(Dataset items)
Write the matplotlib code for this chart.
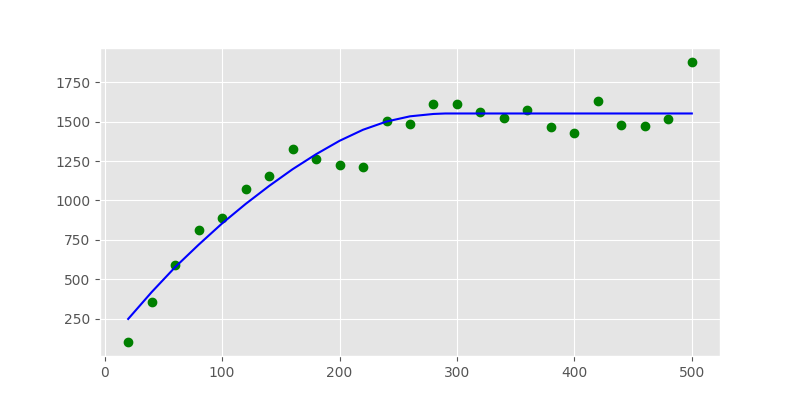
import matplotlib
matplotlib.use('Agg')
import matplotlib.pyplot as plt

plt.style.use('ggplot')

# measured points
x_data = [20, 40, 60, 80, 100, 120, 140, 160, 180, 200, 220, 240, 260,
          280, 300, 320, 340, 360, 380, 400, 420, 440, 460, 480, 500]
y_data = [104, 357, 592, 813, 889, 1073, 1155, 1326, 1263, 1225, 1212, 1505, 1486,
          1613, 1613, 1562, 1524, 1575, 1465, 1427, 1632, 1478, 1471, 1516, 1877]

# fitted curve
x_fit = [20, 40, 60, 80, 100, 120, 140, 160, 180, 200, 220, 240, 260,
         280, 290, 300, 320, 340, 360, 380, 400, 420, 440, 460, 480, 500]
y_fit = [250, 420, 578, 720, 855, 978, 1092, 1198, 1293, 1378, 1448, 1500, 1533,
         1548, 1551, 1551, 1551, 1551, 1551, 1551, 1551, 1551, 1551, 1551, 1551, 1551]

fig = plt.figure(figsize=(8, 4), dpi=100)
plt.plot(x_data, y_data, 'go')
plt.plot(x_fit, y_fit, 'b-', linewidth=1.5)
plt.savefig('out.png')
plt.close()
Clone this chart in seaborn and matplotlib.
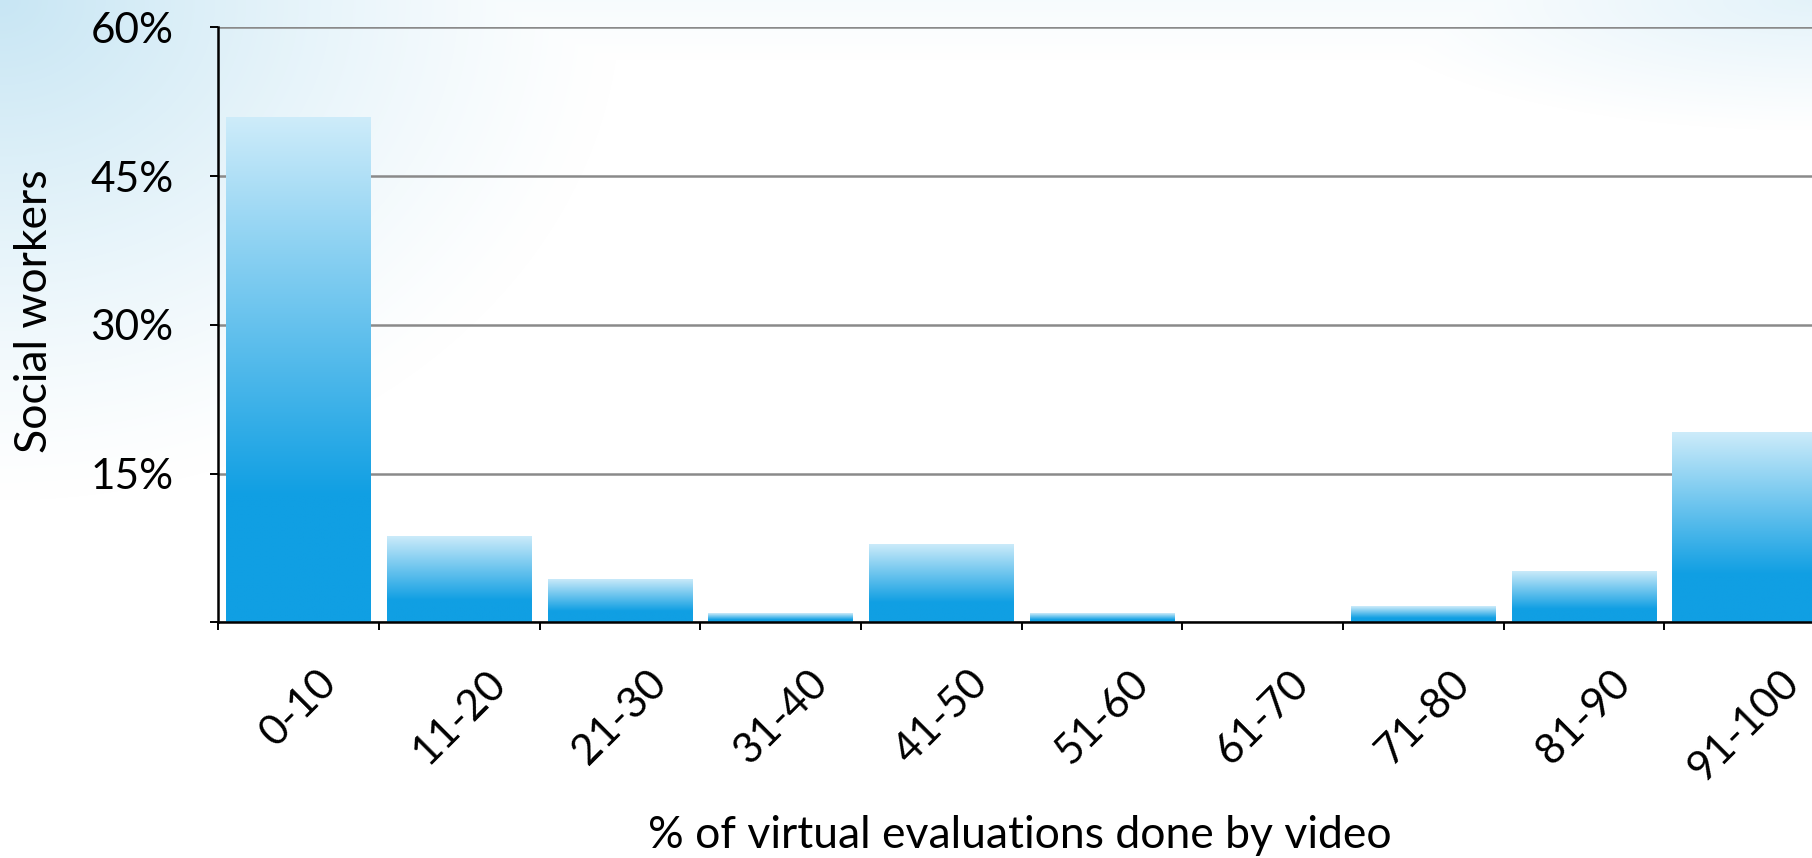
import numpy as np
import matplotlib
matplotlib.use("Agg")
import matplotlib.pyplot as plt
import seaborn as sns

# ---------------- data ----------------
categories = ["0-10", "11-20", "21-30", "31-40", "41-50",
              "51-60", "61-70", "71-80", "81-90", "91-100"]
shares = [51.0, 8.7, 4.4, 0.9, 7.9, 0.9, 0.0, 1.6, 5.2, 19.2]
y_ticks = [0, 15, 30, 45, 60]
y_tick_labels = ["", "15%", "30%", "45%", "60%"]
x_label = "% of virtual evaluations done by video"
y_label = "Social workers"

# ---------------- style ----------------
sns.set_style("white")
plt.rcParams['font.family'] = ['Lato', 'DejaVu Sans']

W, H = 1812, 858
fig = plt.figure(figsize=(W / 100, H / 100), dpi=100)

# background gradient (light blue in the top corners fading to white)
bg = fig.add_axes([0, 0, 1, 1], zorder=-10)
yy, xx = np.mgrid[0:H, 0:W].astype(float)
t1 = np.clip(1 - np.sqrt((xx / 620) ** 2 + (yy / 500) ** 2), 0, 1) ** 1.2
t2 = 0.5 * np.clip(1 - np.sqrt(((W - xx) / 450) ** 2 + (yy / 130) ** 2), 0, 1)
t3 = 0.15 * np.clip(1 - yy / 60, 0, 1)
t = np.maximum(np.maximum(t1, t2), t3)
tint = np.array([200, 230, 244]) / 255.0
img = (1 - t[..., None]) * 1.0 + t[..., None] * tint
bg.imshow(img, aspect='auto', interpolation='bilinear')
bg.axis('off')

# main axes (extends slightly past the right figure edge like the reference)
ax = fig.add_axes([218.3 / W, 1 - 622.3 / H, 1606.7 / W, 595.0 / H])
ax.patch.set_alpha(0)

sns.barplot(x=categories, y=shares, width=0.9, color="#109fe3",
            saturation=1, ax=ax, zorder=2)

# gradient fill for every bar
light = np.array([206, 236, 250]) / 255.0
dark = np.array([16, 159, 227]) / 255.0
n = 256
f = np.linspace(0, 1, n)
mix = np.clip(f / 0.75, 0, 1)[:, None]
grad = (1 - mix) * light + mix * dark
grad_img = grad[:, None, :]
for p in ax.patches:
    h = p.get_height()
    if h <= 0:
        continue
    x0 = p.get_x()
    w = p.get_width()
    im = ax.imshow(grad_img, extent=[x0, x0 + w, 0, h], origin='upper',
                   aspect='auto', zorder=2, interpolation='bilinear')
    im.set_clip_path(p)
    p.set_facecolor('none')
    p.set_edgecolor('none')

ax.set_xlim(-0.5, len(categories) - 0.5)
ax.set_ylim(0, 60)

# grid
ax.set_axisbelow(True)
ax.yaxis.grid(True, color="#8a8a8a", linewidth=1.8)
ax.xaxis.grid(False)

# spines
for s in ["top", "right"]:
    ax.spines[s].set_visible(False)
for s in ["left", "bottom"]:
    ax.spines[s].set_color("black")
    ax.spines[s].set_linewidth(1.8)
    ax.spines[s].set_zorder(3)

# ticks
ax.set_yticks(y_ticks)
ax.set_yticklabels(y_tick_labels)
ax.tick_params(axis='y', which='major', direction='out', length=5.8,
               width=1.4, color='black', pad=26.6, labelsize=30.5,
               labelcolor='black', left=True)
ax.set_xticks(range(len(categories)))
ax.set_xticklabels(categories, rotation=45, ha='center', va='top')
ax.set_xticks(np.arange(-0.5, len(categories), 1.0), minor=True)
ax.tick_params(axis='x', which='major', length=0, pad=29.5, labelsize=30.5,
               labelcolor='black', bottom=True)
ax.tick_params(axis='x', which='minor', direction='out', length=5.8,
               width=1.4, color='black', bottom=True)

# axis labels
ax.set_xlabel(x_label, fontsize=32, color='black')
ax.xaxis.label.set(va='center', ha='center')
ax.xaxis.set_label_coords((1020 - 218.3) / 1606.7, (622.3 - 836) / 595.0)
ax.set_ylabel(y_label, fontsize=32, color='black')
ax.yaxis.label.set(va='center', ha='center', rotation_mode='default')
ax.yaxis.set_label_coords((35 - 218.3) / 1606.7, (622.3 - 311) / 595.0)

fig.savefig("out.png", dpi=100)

-- EXERCISE TASK --
Everything from the top line of the data down to and including the line with "plt.style.use('ggplot')" is to be copied, except the pictures.

-- FINAL RESULT --
Write the matplotlib code for this chart.
import matplotlib
matplotlib.use('Agg')
import matplotlib.pyplot as plt

plt.style.use('ggplot')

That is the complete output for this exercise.